World

US Intel: China ordered attack on Indian troops in Galwan River Valley

Washington DC [USA]: A senior Chinese general authorised his forces to attack Indian troops in the Galwan River valley last week, resulting in a brutal skirmish that killed dozens and dramatically escalated tensions between the two Asian powerhouses, according to a U.S. intelligence assessment.

Gen. Zhao Zongqi, head of the Western Theater Command and among the few combat veterans still serving in the People's Liberation Army, approved the operation along the contested border region of northern India and southwestern China, a source familiar with the assessment says on the condition of anonymity.

According to U.S. News, Zhao, who has overseen prior standoffs with India, has previously expressed concerns that China must not appear weak to avoid exploitation by the United States and its allies, including in New Delhi, the source says, and saw the face-off last week as a way to "teach India a lesson."

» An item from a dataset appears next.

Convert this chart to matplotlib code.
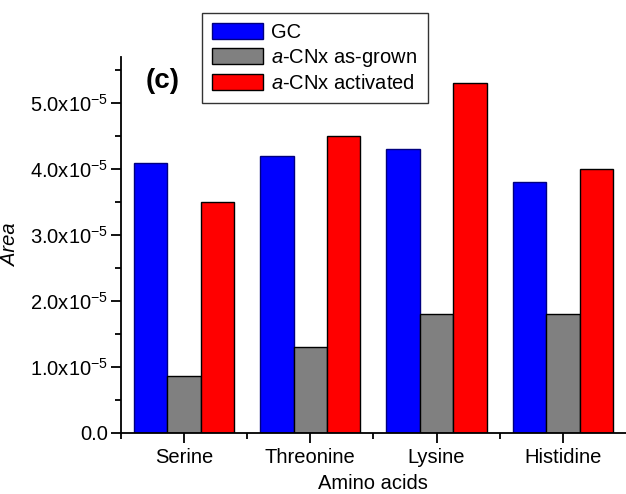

The assessment contradicts China's subsequent assertions about what happened on June 15.

And it indicates the deadly and contentious incident - in which at least 20 Indian and 35 Chinese troops died, and reportedly a handful on each side were captured and subsequently released - was not the result of a tense circumstance that spiralled out of control, as has happened before, but rather a purposeful decision by Beijing to send a message of strength to India.

Yet that plan appears to have backfired, as the incident sparked widespread outrage in India that continues a week later. And Beijing's attempts to make India more amenable to future negotiations, including about contested territory, instead appear to have pushed the economic giant closer to the U.S.

Much is at stake, far beyond territorial control. The U.S. has pressured India for months to back away from employing Chinese tech company Huawei to help build its 5G infrastructure. In the aftermath of June 15 incident Indians were reportedly deleting Chinese social media app TikTok and destroying phones made in China.

"It does the very opposite of what China wanted," the source says, adding that "this is not a victory for China's military."

It remains unclear the extent to which Chinese President Xi Jinping was involved in the decisions that led to the bloody encounter, though analysts familiar with Chinese military decision making say he would have almost certainly known about the orders.

Troops had massed on both sides of the border in recent months in the northern India region of Ladakh and the southwestern Chinese region of Aksai Chin, causing global concerns of a potential escalation between the two.

Private geo-intelligence firm Hawkeye 360 recently reported that satellite imagery from late May showed a buildup on the Chinese side of what appeared to be armed personnel carriers and self-propelled artillery.